Sem segredos: Dilma sabe que, mesmo com toda a sua revolta e sua indignação, não vai tirar o sono de Obama (REUTERS/Grigory Dukor)
Da Redação
Publicado em 10 de outubro de 2013 às 19h15.
São Paulo - A espionagem é uma prática realmente lamentável. sempre foi. Em épocas de mais decoro na vida pública, pelo menos na vida pública que o público conseguia ver, podia ser considerada uma infração grave ao código de honradez das pessoas de bem.
Ficou célebre, por exemplo, a definição que se fazia na Inglaterra da rainha Victoria, ou até em tempos menos remotos, sobre essa atividade embaçada e executada sempre nas sombras: “Um cavalheiro não lê a correspondência de outras pessoas”.
Hoje, quando um número cada vez maior de servidores públicos respeitados, pais de família e quites com todos os seus deveres de cidadão, se dedica freneticamente a fazer precisamente isso em sua carreira profissional, a marca da maldade continua presente. Espionar continua sendo uma coisa muito feia — mas tornou-se um dever de segurança nacional para governos de todo o mundo, e o único pecado real que existe na área é ser pego espionando.

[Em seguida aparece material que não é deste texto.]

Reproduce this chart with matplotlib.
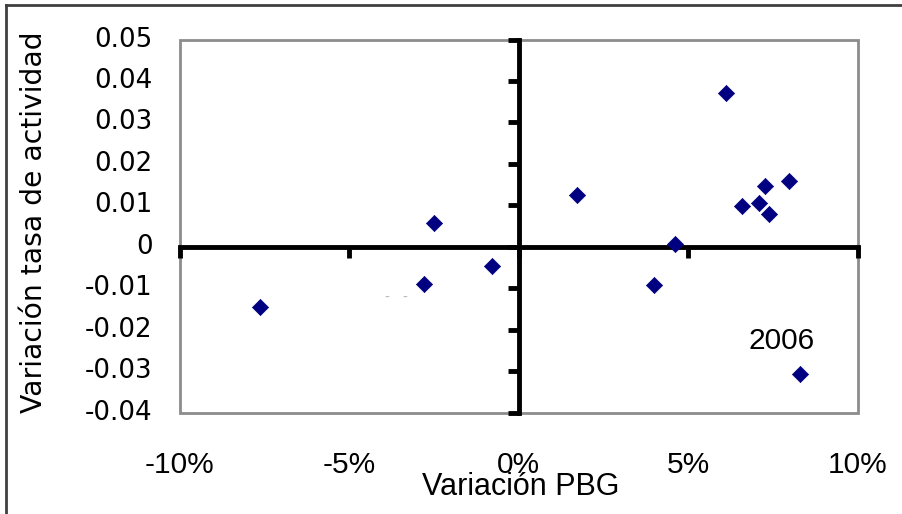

Isso, sem dúvida, é algo a ser evitado por causa dos aborrecimentos, das discussões inúteis e da perda de tempo com notas oficiais ocasionadas pela descoberta de atos de espionagem — mas não é motivo para impedir o prosseguimento da tarefa. Ao contrário, numa época de avanços tecnológicos que permitem informar-se sobre a vida alheia como nunca antes na história, são cada vez mais tentadores os incentivos para esse tipo de conduta.
Na verdade, quanto mais acesso um país tem às tecnologias de ponta, mais seu governo se dedica à espionagem — dentro do entendimento geral de que saber mais é um meio essencial para defender-se melhor. Os Estados Unidos, nisso, levam a medalha de ouro. Desde que se tornaram uma potência mundial, sempre espionaram outros países; agora, com todos os instrumentos tecnológicos a seu dispor, espionam mais.
Os americanos, naturalmente, não iriam abrir uma exceção para o Brasil — não porque tenhamos algum valor estratégico especial, mas porque a doutrina de segurança nacional atualmente adotada pelos Estados Unidos estabelece que seu principal inimigo é o terrorismo espalhado pelo mundo afora.
Como vivemos num mundo onde “tudo se conecta”, o Brasil deve se conectar a alguma coisa e, portanto, acabou entrando na lista dos possíveis suspeitos pelo simples fato de que todos, sem exceção, são vistos pelos serviços de informação americanos como possíveis suspeitos.
Mas continua valendo a velha regra de que fica chato ser pego — e os Estados Unidos foram pegos, agora há pouco, interceptando e-mails de cidadãos brasileiros, no Brasil, e comunicações da presidente Dilma Rousseff. Muito som e fúria por parte do governo brasileiro, é claro, e muita verbiagem ensaboada do governo americano, como também seria inevitável.
Fora isso, porém, o que se pode fazer na prática? A presidente mostrou-se “revoltada”, “indignada” etc., mas isso, caso tenha realmente acontecido, só pode incomodar quem estiver por perto dela; aos americanos, positivamente, não vai incomodar em nada. Houve uma tentativa do ministro da Justiça, José Eduardo Cardozo, de pedir numa viagem aos Estados Unidos que o governo americano limitasse suas operações de “escuta” no Brasil.
Ouviu, naturalmente, a única coisa que poderia ter ouvido: que essas atividades, feitas a partir dos Estados Unidos, são perfeitamente legais perante a legislação americana e, portanto, não havia motivo algum para modificá-las. As agências de espionagem americanas, por lei, são proibidas de espionar os cidadãos americanos; enquanto não fizerem isso, estão limpas.
Fala-se muito sobre uma possível suspensão da viagem que Dilma deve fazer aos Estados Unidos; não se vê, francamente, nenhum americano ou brasileiro perdendo o sono por causa disso. Que mais o Brasil poderia fazer? Recusar-se a aceitar dólares em pagamento às exportações? Romper relações diplomáticas? Invadir a Flórida?
A única reação racional seria aplicar esforços tecnológicos sérios para proteger melhor nossas comunicações. Todo o resto equivale a três vezes nada.